Plus qu’une startup nation, la France est une « entrepreneur nation » : en 2019 on recensait 1,9 millions d’indépendants, dont 600 000 étaient qualifiés. Ils constituent la catégorie de travailleurs qui a le plus cru au cours de ces 10 dernières années. Pourtant, souvent désignés sous le large terme de “freelances”, ils constituent encore un groupe indéfinissable auprès de nombreux acteurs et en particulier les décideurs politiques. La clarification de leur définition est essentielle pour éviter les amalgames et la comparaison dangereuse à d’autres acteurs relevant, eux, de la gig economy (petits boulots), aux besoins et intérêts bien différents
Entrepreneur indépendant : un choix professionnel
“Avoir un client plus qu’un patron”, c’est le choix que font aujourd’hui de nombreux travailleurs qualifiés que nous nommerons “entrepreneurs indépendants”. Il s’agit de profils en quête de plus de liberté, de sens et de flexibilité dans la manière d’exercer leur métier et d’appréhender leur parcours professionnel. Nous parlons ici d’entrepreneurs qui sont pour la majorité diplômés de l’enseignement supérieur, qui appartiennent à toutes les générations et notamment les plus seniors. Traditionnellement présents dans les métiers du numérique (IT, Tech), ils couvrent aujourd’hui un éventail plus large d’expertises intellectuelles (conseil, management de transition, communication, etc.). Ces entrepreneurs indépendants vendent leur expertise dans le cadre de missions spécifiques et se distinguent des indépendants à la tâche qui relèvent essentiellement de la Gig Economy (petits boulots). Aujourd’hui, d’un point de vue juridique, il n’y a pas vraiment de distinction entre les deux catégories. Elle est pourtant fondamentale. Là où les premiers sont en quête de liberté pour s’émanciper, les seconds ont besoin d’un cadre strict pour être protégés.
Une opportunité unique pour nos entreprises
A l’aune des crises que nous traversons, la compétitivité d’une économie repose aussi sur sa capacité à multiplier les sources où puiser ses talents. Or, les entrepreneurs indépendants constituaient près de 2 % de la population active en France en 2020, un chiffre appelé à augmenter alors que le marché des freelances devrait observer une croissance de 10% entre 2020 et 2025. Les entrepreneurs indépendants constituent un vivier de talents rapidement mobilisable pour les organisations en quête de créativité, mais aussi d’expertises pénuriques au sein de secteurs extrêmement compétitifs. Une étude Udacity révèle par exemple, pour 59% des entreprises, les pénuries de talents, et plus particulièrement dans le digital, ont un impact négatif sur leurs performances.

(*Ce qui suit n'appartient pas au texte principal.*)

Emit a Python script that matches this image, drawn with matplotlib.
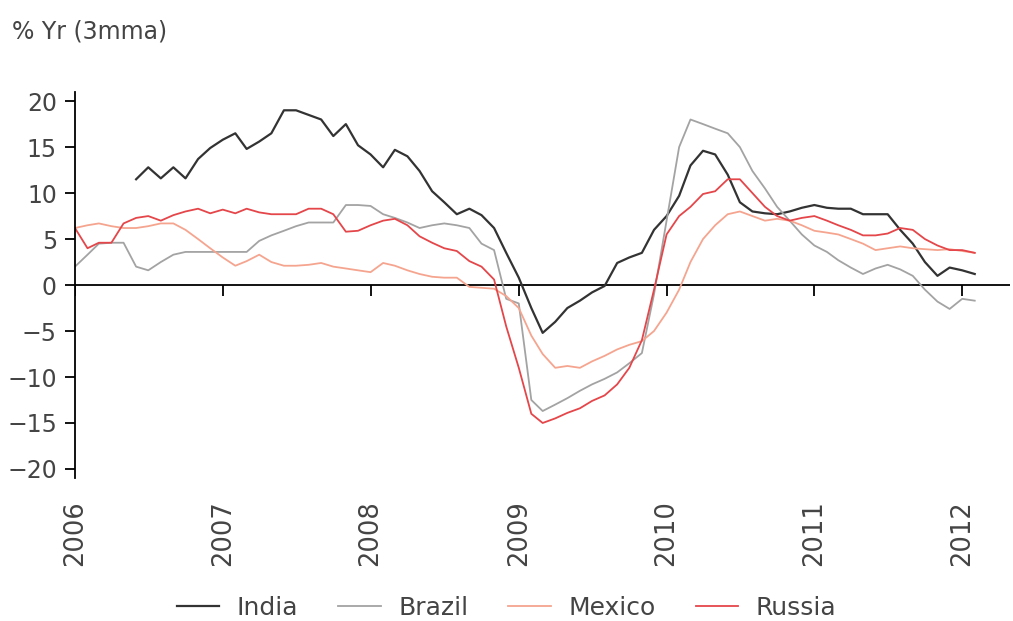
import numpy as np
import pandas as pd
import matplotlib
matplotlib.use("Agg")
import matplotlib.pyplot as plt
import matplotlib.dates as mdates

# monthly data, Jan 2006 - Feb 2012 (% Yr, 3mma)
months = pd.date_range("2006-01-01", "2012-02-01", freq="MS")

india = [np.nan, np.nan, np.nan, np.nan, np.nan,
         11.5, 12.8, 11.6, 12.8, 11.6, 13.7, 14.9, 15.8, 16.5, 14.8, 15.6,
         16.5, 19.0, 19.0, 18.5, 18.0, 16.2, 17.5, 15.2, 14.2, 12.8, 14.7, 14.0,
         12.4, 10.2, 9.0, 7.7, 8.3, 7.6, 6.2, 3.5, 0.8, -2.5, -5.2, -4.0,
         -2.5, -1.7, -0.8, -0.1, 2.4, 3.0, 3.5, 6.0, 7.5, 9.7, 13.0, 14.6,
         14.2, 12.0, 9.0, 8.0, 7.8, 7.7, 8.0, 8.4, 8.7, 8.4, 8.3, 8.3,
         7.7, 7.7, 7.7, 6.0, 4.5, 2.5, 1.0, 1.9, 1.6, 1.2]

brazil = [2.0, 3.3, 4.5, 4.6, 4.6, 2.0, 1.6, 2.5, 3.3, 3.6, 3.6, 3.6,
          3.6, 3.6, 3.6, 4.8, 5.4, 5.9, 6.4, 6.8, 6.8, 6.8, 8.7, 8.7,
          8.6, 7.7, 7.3, 6.8, 6.2, 6.5, 6.7, 6.5, 6.2, 4.5, 3.8, -1.5,
          -2.0, -12.5, -13.7, -13.0, -12.3, -11.5, -10.8, -10.2, -9.5, -8.5, -7.4, -1.0,
          7.0, 15.0, 18.0, 17.5, 17.0, 16.5, 15.0, 12.4, 10.5, 8.5, 7.0, 5.5,
          4.3, 3.6, 2.7, 1.9, 1.2, 1.8, 2.2, 1.7, 1.0, -0.5, -1.8, -2.6,
          -1.5, -1.7]

mexico = [6.2, 6.5, 6.7, 6.4, 6.2, 6.2, 6.4, 6.7, 6.7, 6.0, 5.0, 4.0,
          3.0, 2.1, 2.6, 3.3, 2.5, 2.1, 2.1, 2.2, 2.4, 2.0, 1.8, 1.6,
          1.4, 2.4, 2.1, 1.6, 1.2, 0.9, 0.8, 0.8, -0.2, -0.3, -0.4, -1.2,
          -2.5, -5.5, -7.5, -9.0, -8.8, -9.0, -8.3, -7.7, -7.0, -6.5, -6.1, -5.0,
          -3.0, -0.5, 2.5, 5.0, 6.5, 7.7, 8.0, 7.5, 7.0, 7.2, 7.0, 6.5,
          5.9, 5.7, 5.5, 5.0, 4.5, 3.8, 4.0, 4.2, 4.0, 3.9, 3.8, 3.9,
          3.7, 3.5]

russia = [6.2, 4.0, 4.6, 4.6, 6.7, 7.3, 7.5, 7.0, 7.6, 8.0, 8.3, 7.8,
          8.2, 7.8, 8.3, 7.9, 7.7, 7.7, 7.7, 8.3, 8.3, 7.7, 5.8, 5.9,
          6.5, 7.0, 7.2, 6.5, 5.3, 4.6, 4.0, 3.7, 2.6, 2.0, 0.6, -4.5,
          -9.0, -14.0, -15.0, -14.5, -13.9, -13.4, -12.6, -12.0, -10.8, -9.0, -6.0, -0.5,
          5.5, 7.5, 8.5, 9.9, 10.2, 11.5, 11.5, 10.0, 8.5, 7.5, 7.0, 7.3,
          7.5, 7.0, 6.5, 6.0, 5.4, 5.4, 5.6, 6.2, 6.0, 5.0, 4.3, 3.8,
          3.8, 3.5]

years = pd.date_range("2006-01-01", "2012-01-01", freq="YS")
yticks = [-20, -15, -10, -5, 0, 5, 10, 15, 20]

txt = "#444444"
plt.rcParams["font.family"] = ["DejaVu Sans"]

fig = plt.figure(figsize=(10.13, 6.21), dpi=100)
ax = fig.add_axes([0.074, 0.230, 0.923, 0.622])

ax.plot(months, india, color="#333333", lw=1.6, label="India")
ax.plot(months, brazil, color="#a3a3a3", lw=1.3, label="Brazil")
ax.plot(months, mexico, color="#f5a58f", lw=1.3, label="Mexico")
ax.plot(months, russia, color="#e4464a", lw=1.3, label="Russia")

ax.axhline(0, color="black", lw=1.3, zorder=1)
# small year ticks hanging from the zero line
ax.vlines(years, -1.2, 0, color="black", lw=1.3)

ax.set_xlim(pd.Timestamp("2006-01-01"), pd.Timestamp("2012-04-28"))
ax.set_ylim(-21, 21)
ax.set_yticks(yticks)
ax.set_xticks(years)
ax.xaxis.set_major_formatter(mdates.DateFormatter("%Y"))

for s in ["top", "right", "bottom"]:
    ax.spines[s].set_visible(False)
ax.spines["left"].set_linewidth(1.3)

ax.tick_params(axis="y", direction="out", length=7, width=1.3, pad=6,
               labelsize=17, labelcolor=txt)
ax.tick_params(axis="x", length=0, pad=16, labelsize=18.5, labelcolor=txt,
               labelrotation=90)

fig.text(0.012, 0.968, "% Yr (3mma)", fontsize=17, color=txt, va="top")

fig.legend(loc="lower center", bbox_to_anchor=(0.5, -0.035), ncol=4,
           frameon=False, fontsize=18, handlelength=1.7, columnspacing=1.6,
           handletextpad=0.7, labelcolor=txt)

fig.savefig("out.png", dpi=100)
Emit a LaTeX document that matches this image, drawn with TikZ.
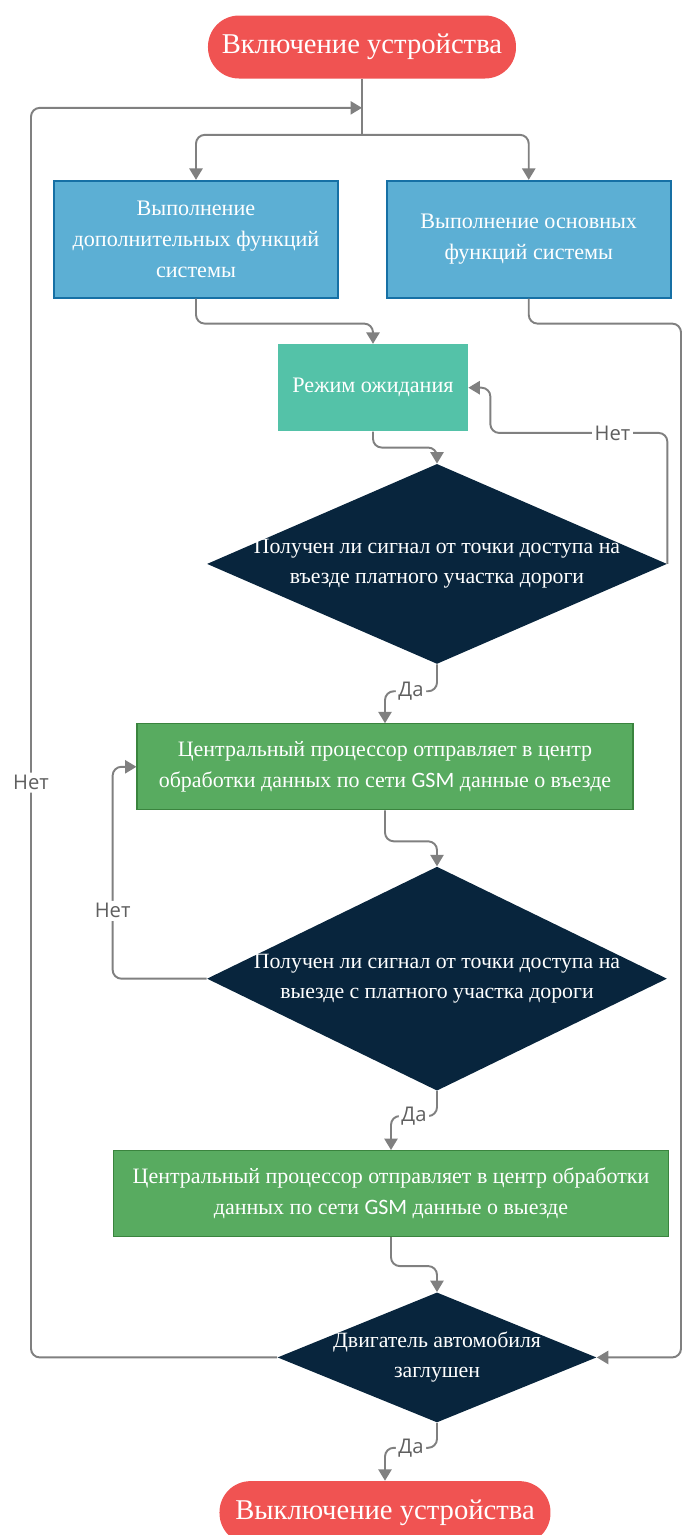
\documentclass[tikz,border=0pt]{standalone}
\usepackage{fontspec}
\setmainfont{Liberation Serif}
\newfontfamily\gsmfont{Carlito}
\newfontfamily\lblfont{Open Sans}
\usetikzlibrary{shapes.geometric, arrows.meta, positioning, calc}
\definecolor{coralred}{RGB}{240,83,82}
\definecolor{skyblue}{RGB}{92,175,212}
\definecolor{skyedge}{RGB}{22,112,165}
\definecolor{mint}{RGB}{84,194,168}
\definecolor{leaf}{RGB}{88,171,96}
\definecolor{leafedge}{RGB}{58,132,62}
\definecolor{navydark}{RGB}{8,37,61}
\definecolor{linegray}{RGB}{128,128,128}
\definecolor{lbltext}{RGB}{95,95,95}
\newcommand{\gsm}{{\gsmfont GSM}}

\begin{document}
\begin{tikzpicture}[
        node distance=1cm,
        terminal/.style={rectangle, fill=coralred, rounded corners=0.62cm, minimum width=6.16cm, minimum height=1.26cm, text=white, font=\fontsize{16.3}{20}\selectfont},
        process/.style={rectangle, draw=skyedge, fill=skyblue, line width=1pt, minimum width=5.68cm, minimum height=2.34cm, text=white, align=center, font=\fontsize{12.6}{17.6}\selectfont},
        waitbox/.style={rectangle, fill=mint, minimum width=3.8cm, minimum height=1.74cm, text=white, font=\fontsize{12.6}{17.6}\selectfont},
        action/.style={rectangle, draw=leafedge, fill=leaf, line width=0.6pt, minimum height=1.72cm, text=white, align=center, font=\fontsize{12.5}{17.6}\selectfont},
        decision/.style={diamond, fill=navydark, inner sep=0pt},
        dectext/.style={text=white, align=center, font=\fontsize{12.4}{17}\selectfont},
        arrow/.style={-{Triangle[length=6.5pt, width=7.5pt]}, draw=linegray, line width=1.1pt, rounded corners=5pt},
        lbl/.style={fill=white, inner sep=1.5pt, text=lbltext, font=\lblfont\fontsize{11.5}{13}\selectfont}
    ]
        \useasboundingbox (-7.24,0.94) rectangle (6.42,-29.76);

        \node[terminal] (start) {Включение устройства};
        \node[process, below=2.02cm of start, xshift=-3.32cm] (extra) {Выполнение\\дополнительных функций\\системы};
        \node[process, right=0.94cm of extra] (main) {Выполнение основных\\функций системы};
        \node[waitbox, below=5.3cm of start, xshift=0.22cm] (wait) {Режим ожидания};
        \node[decision, minimum width=9.2cm, minimum height=4cm, below=0.64cm of wait, xshift=1.28cm,
              label={[dectext]center:{Получен ли сигнал от точки доступа на\\въезде платного участка дороги}}] (entry) {};
        \node[action, minimum width=9.92cm, below=1.18cm of entry, xshift=-1.04cm] (sendin) {Центральный процессор отправляет в центр\\обработки данных по сети \gsm{} данные о въезде};
        \node[decision, minimum width=9.2cm, minimum height=4.48cm, below=1.12cm of sendin, xshift=1.04cm,
              label={[dectext]center:{Получен ли сигнал от точки доступа на\\выезде с платного участка дороги}}] (exit) {};
        \node[action, minimum width=11.1cm, below=1.18cm of exit, xshift=-0.92cm] (sendout) {Центральный процессор отправляет в центр обработки\\данных по сети \gsm{} данные о выезде};
        \node[decision, minimum width=6.38cm, minimum height=2.6cm, below=1.1cm of sendout, xshift=0.92cm,
              label={[dectext]center:{Двигатель автомобиля\\заглушен}}] (engine) {};
        \node[terminal, minimum width=6.62cm, below=1.16cm of engine, xshift=-1.04cm] (finish) {Выключение устройства};

        \coordinate (loopin) at ($(start.south)+(0,-0.58)$);
        \coordinate (split) at ($(start.south)+(0,-1.12)$);
        \coordinate (railL) at (-6.62,0);
        \coordinate (railR) at (6.38,0);

        % start and the two branches
        \draw[arrow, -] (start.south) -- (split);
        \draw[arrow] (split) -| (extra.north);
        \draw[arrow] (split) -| (main.north);
        \draw[arrow] (extra.south) -- ++(0,-0.5) -| (wait.north);
        \draw[arrow] (main.south) -- ++(0,-0.5) -| (railR |- engine.east) -- (engine.east);

        % waiting for the entry signal
        \draw[arrow] (wait.south) -- ++(0,-0.32) -| (entry.north);
        \draw[arrow] (entry.east) -- ++(0,2.62) -- node[lbl, pos=0.31]{Нет} ++(-3.54,0) |- (wait.east);
        \draw[arrow] (entry.south) -- ++(0,-0.54) -| node[lbl, pos=0.25]{Да} (sendin.north);

        % waiting for the exit signal
        \draw[arrow] (sendin.south) -- ++(0,-0.62) -| (exit.north);
        \draw[arrow] (exit.west) -- ++(-1.88,0) |- node[lbl, pos=0.16]{Нет} (sendin.west);
        \draw[arrow] (exit.south) -- ++(0,-0.5) -| node[lbl, pos=0.25]{Да} (sendout.north);

        % engine check
        \draw[arrow] (sendout.south) -- ++(0,-0.58) -| (engine.north);
        \draw[arrow] (engine.west) -- (engine.west -| railL) -- node[lbl, pos=0.46]{Нет} (railL |- loopin) -- (loopin);
        \draw[arrow] (engine.south) -- ++(0,-0.5) -| node[lbl, pos=0.25]{Да} (finish.north);
    \end{tikzpicture}
\end{document}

Dans un pays où il est facile d’entreprendre et où le statut d’auto-entrepreneur est un avantage concurrentiel, nous devons être fiers de ce nouveau modèle d’organisation qui façonne la “talent economy”. Pourtant, des freins administratifs et juridiques rendent encore son déploiement lourd et fastidieux.
Le besoin primordial d’adopter une vision d’ensemble
Au-delà des habitudes qui ont parfois la vie dure, le manque de compréhension – voire le désintérêt de la sphère publique – quant aux réalités et aux attentes de ces indépendants qualifiés freine leur capacité à se déployer au sein des entreprises.
Le cadre (administratif, réglementaire ou autres) d’une possible collaboration entre entreprises et indépendants manque cruellement de lisibilité : flou juridique autour de la notion même d’entrepreneur indépendant, risques potentiels sur le terrain du droit du travail, changements de processus et de cultures d’entreprise, etc.
Pour contrer ces obstacles, nous identifions plusieurs leviers. Revenons-en aux bases ! Nommons clairement ces entrepreneurs de l’économie des talents pour mieux identifier leurs besoins. Soit, tout travailleur qualifié qui fait le choix du travail indépendant et propose des services intellectuels à un client, quelle que soit son activité. Contribuons à faire émerger, pour tous ces talents, un sentiment d’appartenance à ce groupe aux besoins et intérêts communs, socle d’une future caisse de résonance plus audible et puissante pour faire entendre leurs revendications. Enfin, oeuvrons à convaincre les entreprises de se projeter sereinement dans cette nouvelle organisation.
Et pour que tout cela soit possible, il faut une clarification et la simplification des règles de collaborations entre entreprises et freelances, qui repose sur une vision d’une présomption d’indépendance appliquée à ces 600 000 oubliés de l’économie des talents Tout est là, à nous de jouer.